Directed by Clint Eastwood
Written by Brian Helgeland
Based on the novel by Dennis Lehane
I was hesitant about seeing Mystic River because Eastwood’s last directorial outing was the horrible mess, Blood Work, a very, very bad police thriller. Two years before that I saw Space Cowboys, an unfunny comedy about retired astronauts going back into space. After doing some research, I discovered that the last good movie he directed was A Perfect World, which was made 10 years ago, validating my concern.
I used to enjoy Clint immensely. In fact, I recently attended a double feature of movies he directed from the ‘70s at the American Cinematheque in Hollywood (Outlaw Josey Wales and High Plains Drifter on the big screen. Keep drooling, suckers!), but after his latest effort, I’m nominating him for entry into The Lost Boys, a group of formerly talented filmmakers who just don’t have the magic anymore. Woody Allen and Francis Coppola are members of this dubious list. While still appreciating their previous work, their direction of a film is no longer a guarantee of quality. Scorsese’s The Aviator better be good or he will be nominated at year’s end, but that’s a different sad story.

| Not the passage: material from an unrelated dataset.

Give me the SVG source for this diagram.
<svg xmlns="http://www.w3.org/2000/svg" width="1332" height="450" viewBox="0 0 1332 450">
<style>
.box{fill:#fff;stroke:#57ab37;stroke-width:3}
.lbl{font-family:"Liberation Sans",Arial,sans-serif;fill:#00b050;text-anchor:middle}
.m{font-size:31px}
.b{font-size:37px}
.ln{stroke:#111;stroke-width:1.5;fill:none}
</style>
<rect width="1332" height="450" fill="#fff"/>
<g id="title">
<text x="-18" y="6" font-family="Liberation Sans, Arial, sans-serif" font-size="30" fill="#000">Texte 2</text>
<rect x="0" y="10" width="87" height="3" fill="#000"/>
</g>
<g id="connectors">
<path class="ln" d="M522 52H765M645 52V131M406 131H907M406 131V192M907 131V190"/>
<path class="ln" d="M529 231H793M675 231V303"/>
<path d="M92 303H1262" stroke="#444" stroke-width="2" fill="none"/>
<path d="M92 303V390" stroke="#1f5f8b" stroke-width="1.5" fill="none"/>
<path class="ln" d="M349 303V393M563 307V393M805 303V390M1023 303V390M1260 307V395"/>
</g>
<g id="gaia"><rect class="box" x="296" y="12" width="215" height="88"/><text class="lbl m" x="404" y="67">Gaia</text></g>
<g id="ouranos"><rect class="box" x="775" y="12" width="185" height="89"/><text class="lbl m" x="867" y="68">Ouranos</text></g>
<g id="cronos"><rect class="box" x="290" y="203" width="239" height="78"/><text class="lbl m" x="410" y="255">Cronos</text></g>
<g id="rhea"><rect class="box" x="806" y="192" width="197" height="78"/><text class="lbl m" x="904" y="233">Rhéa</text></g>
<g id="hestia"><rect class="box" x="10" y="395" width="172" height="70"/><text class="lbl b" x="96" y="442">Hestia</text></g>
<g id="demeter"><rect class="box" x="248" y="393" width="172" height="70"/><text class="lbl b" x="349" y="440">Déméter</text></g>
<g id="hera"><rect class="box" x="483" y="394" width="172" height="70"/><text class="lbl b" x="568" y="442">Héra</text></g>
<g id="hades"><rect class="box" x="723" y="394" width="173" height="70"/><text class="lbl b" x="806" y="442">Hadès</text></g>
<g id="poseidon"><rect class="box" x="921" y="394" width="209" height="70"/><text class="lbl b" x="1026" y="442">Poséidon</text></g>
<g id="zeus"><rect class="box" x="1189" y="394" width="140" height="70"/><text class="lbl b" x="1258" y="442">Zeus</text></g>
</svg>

Let me get back to the sad story about the sad story that is Mystic River. The film starts off with three friends, Jimmy, Sean and Dave, playing street hockey in Boston. Two policemen take Dave away to see his parents; however, we soon discover that they are pedophiles who brutalized Dave for four days before he escaped. One of the perpetrators was a priest. Neither man is brought to justice.

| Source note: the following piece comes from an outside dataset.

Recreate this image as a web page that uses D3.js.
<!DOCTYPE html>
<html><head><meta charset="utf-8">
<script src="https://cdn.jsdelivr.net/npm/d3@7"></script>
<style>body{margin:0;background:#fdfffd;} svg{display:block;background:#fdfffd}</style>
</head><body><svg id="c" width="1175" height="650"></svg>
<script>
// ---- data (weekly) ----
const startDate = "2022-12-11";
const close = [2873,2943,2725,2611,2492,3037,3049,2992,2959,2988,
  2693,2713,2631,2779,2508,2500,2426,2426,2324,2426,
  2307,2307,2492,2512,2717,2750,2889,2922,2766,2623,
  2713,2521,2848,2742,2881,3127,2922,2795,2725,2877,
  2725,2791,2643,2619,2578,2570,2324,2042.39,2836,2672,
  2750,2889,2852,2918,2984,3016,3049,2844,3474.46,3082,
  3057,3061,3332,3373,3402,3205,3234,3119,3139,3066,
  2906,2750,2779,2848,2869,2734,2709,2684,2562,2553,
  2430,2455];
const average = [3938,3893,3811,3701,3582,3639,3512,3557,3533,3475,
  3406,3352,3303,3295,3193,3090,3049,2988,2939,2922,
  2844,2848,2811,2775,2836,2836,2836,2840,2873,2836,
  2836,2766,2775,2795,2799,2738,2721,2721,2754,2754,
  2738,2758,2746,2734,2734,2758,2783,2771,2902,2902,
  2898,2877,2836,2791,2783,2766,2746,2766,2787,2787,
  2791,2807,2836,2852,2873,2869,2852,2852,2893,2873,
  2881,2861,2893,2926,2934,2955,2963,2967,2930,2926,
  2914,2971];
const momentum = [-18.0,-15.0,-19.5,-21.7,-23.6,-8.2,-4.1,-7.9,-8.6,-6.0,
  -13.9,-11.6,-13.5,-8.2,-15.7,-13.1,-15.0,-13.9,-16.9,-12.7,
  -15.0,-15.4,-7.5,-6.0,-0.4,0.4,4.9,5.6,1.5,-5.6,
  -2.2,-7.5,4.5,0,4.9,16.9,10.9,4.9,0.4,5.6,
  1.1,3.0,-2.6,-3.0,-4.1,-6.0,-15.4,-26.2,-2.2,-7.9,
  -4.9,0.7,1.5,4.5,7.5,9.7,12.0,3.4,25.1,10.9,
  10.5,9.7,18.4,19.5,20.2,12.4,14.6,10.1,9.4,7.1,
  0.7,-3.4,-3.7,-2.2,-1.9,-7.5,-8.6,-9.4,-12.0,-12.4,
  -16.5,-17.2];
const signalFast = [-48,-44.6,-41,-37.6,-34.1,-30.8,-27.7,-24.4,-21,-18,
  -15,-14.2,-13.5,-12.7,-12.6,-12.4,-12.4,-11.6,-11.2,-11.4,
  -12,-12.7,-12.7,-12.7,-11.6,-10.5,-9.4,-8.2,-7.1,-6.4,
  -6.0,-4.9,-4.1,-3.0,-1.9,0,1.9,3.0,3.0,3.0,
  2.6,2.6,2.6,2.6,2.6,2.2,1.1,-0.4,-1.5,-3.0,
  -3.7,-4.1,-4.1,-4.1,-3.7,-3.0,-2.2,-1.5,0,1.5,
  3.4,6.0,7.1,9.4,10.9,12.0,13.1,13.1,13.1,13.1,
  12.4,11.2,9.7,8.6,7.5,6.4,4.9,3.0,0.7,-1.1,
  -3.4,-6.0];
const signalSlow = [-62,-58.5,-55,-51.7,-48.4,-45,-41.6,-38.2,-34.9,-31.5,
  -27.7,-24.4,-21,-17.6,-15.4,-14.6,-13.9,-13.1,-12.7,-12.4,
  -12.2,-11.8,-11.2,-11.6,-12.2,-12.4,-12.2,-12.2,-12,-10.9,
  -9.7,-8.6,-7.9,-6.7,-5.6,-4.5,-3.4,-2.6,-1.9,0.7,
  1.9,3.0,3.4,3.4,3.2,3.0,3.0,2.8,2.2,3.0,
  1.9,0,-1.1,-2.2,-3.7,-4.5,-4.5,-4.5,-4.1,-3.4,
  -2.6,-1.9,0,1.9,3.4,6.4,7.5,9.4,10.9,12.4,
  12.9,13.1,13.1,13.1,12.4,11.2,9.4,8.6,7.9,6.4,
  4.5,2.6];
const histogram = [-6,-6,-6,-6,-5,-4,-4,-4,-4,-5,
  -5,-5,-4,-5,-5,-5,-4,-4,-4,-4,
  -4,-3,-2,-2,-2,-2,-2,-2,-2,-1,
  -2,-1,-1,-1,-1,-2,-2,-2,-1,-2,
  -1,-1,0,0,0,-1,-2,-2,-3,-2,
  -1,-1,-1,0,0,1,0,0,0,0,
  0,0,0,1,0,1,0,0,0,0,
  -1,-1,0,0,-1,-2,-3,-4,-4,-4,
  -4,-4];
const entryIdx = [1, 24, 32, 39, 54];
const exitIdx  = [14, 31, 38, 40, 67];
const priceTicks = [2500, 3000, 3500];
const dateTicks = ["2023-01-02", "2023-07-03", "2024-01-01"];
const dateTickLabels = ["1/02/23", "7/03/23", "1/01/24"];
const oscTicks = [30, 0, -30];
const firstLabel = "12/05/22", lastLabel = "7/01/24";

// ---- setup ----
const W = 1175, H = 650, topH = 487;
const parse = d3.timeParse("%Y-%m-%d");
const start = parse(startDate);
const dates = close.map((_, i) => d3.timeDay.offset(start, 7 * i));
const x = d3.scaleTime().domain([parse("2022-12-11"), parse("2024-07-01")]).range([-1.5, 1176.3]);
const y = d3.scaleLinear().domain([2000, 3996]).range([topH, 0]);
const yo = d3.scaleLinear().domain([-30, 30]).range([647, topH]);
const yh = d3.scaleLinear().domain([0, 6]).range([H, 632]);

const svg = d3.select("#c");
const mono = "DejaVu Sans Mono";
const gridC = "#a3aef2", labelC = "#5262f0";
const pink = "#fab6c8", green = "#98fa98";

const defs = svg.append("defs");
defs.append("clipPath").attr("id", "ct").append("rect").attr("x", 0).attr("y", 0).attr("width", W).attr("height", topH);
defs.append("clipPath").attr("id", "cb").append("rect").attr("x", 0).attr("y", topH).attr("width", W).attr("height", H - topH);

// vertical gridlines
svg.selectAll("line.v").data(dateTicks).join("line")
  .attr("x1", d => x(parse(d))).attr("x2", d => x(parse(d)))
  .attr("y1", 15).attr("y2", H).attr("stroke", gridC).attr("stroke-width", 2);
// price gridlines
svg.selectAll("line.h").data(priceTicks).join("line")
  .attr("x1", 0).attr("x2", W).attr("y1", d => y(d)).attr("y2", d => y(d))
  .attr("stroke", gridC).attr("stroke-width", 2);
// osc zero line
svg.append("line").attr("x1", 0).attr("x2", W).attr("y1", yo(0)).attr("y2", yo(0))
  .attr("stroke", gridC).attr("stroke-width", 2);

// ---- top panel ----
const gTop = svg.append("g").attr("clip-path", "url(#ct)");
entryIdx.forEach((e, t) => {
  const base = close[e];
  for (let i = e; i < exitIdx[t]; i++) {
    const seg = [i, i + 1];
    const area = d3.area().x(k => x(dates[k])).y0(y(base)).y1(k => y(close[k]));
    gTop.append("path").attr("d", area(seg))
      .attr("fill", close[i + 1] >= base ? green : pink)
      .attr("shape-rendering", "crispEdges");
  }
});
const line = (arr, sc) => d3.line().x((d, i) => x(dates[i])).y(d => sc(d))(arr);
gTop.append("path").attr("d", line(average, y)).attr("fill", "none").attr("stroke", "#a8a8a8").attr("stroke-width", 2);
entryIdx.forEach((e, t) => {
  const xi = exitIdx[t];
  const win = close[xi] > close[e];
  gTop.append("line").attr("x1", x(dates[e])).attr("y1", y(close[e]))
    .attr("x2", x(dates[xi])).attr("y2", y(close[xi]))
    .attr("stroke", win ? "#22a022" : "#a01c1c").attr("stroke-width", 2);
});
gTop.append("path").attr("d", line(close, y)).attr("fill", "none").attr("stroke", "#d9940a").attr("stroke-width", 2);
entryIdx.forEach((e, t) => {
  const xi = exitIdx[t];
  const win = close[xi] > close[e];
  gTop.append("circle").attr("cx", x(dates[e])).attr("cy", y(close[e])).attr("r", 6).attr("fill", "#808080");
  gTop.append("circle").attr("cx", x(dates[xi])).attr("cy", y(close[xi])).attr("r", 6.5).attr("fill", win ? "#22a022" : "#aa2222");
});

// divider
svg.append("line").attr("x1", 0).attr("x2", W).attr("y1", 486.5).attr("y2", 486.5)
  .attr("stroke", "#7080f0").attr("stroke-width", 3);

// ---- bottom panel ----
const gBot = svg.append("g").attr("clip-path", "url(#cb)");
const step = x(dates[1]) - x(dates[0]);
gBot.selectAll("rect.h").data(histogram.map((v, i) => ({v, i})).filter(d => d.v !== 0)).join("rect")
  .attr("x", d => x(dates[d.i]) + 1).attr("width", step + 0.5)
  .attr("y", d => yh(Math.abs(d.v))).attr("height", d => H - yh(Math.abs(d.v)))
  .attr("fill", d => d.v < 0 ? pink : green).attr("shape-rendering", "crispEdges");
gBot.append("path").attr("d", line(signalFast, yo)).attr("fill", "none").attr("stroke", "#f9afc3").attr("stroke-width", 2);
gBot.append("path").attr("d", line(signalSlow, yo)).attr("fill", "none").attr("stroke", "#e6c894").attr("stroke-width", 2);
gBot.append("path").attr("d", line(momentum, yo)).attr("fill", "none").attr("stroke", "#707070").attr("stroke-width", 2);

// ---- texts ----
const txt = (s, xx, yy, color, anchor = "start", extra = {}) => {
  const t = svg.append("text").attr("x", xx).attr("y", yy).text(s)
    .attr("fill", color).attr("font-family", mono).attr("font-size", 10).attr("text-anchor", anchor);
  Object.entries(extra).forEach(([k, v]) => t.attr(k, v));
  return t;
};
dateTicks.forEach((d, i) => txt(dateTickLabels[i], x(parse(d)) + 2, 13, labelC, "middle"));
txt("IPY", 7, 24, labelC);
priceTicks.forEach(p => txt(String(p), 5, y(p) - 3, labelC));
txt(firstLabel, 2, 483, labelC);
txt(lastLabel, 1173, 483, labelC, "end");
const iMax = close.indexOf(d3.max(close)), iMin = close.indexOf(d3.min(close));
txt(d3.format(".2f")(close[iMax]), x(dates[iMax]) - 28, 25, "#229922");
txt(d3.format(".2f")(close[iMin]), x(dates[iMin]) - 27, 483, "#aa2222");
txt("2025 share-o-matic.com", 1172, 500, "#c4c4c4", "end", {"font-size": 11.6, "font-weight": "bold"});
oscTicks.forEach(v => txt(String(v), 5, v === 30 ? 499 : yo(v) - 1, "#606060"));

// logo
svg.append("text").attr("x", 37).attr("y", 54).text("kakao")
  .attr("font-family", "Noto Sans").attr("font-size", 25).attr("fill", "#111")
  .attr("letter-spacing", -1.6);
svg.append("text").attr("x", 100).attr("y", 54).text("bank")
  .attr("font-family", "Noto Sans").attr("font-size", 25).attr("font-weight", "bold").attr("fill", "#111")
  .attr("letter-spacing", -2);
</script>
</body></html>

Remaining in the same town their entire lives, the boys grow apart having different reactions to Dave’s abduction. Sean became a police detective, seeing a universal morality, an objective right and wrong that needed to be enforced. Jimmy became a criminal, rebelling against authority. He sees an individual, subjective morality. Dave, most affected by what happened, is in limbo between both views, unable to commit in a world that makes no sense, but he forges ahead as best he can.
They all get married with Jimmy and Dave marrying cousins, Annabeth and Celeste, although becoming related doesn’t bring them any closer. Both Jimmy and Dave have children. Jimmy has three daughters from two wives while Dave has one son. Sean’s wife runs away for reasons he’s not completely sure of. She calls him frequently, but never speaks. I’m sure it’s an interesting novel device, but it grated on my nerves after a while. Many characters are silenced and mute in this film, literally and figuratively, but silence doesn’t always work in a visual medium.
One night, Jimmy’s oldest daughter, Katie, is killed in a local park. That same night Dave gets home late, his hands scraped up and covered in blood. He explains to his wife that he nearly beat a mugger to death. He acts overly suspicious the rest of the film and tells everyone a different story about what caused the condition of his hands. The writer seems very motivated to make Dave appear guilty, so much so that it’s pretty obvious that he didn’t do it. There’s also the complete lack of motivation for him to have committed the crime.
Dave becomes a suspect with the police because he was at the same bar that Katie was at the night she died and they don’t buy his “garbage disposal” story that he gives them about his hands’ condition. When the police question his wife, she begins to doubt Dave’s story. I didn’t believe Dave lying to his wife, especially when we find out what the truth is. She would have accepted what happened. One odd moment during the investigation of Dave is when he’s being interrogated in the box. Just when the detectives are backing Dave into a corner, he outsmarts them by using their evidence to prove his innocence. This doesn’t ring true because Dave hasn’t had a consistent story the entire time, yet he comes across like a criminal mastermind in this scene. After Dave is released, Celeste tells Jimmy about her doubts, setting forth a deadly chain of events.
I can’t say anymore without giving away the conclusion, but this causes a problem in critiquing the film because the major element I have a problem with is the ending. I found the decisions and final actions of all the main characters unsatisfying. I believe the crossroads they all end up at, but not the culmination of the paths they all choose to take.
Mystic River is not about solving the murder of Katie; it’s about how events from the past affect your present and future, about the unfairness of justice, about following one’s own moral code. But I wondered why so much time was spent involved in the solving of the crime only to have themes piled on during the epilogue of the film. With that being said, I did find the solving of Katie’s murder to be very engaging. It was unexpected while still being believable. All the other storylines spun off into a complete letdown.
Even with the forced focus on Dave as a suspect, I enjoyed the first two-thirds of the film. It is a very talented ensemble put together and although there were great performances all around, I thought Tim Robins gave the more impressive of them. Sean Penn was good, but his role didn’t require much range. I’m baffled by Tim’s recognition as a supporting actor, since there are three main characters and he is the catalyst for many of the events that drive the story. He is not a supporter and I wish he would have the decency to reject any accolades he receives with that designation, but whom am I kidding.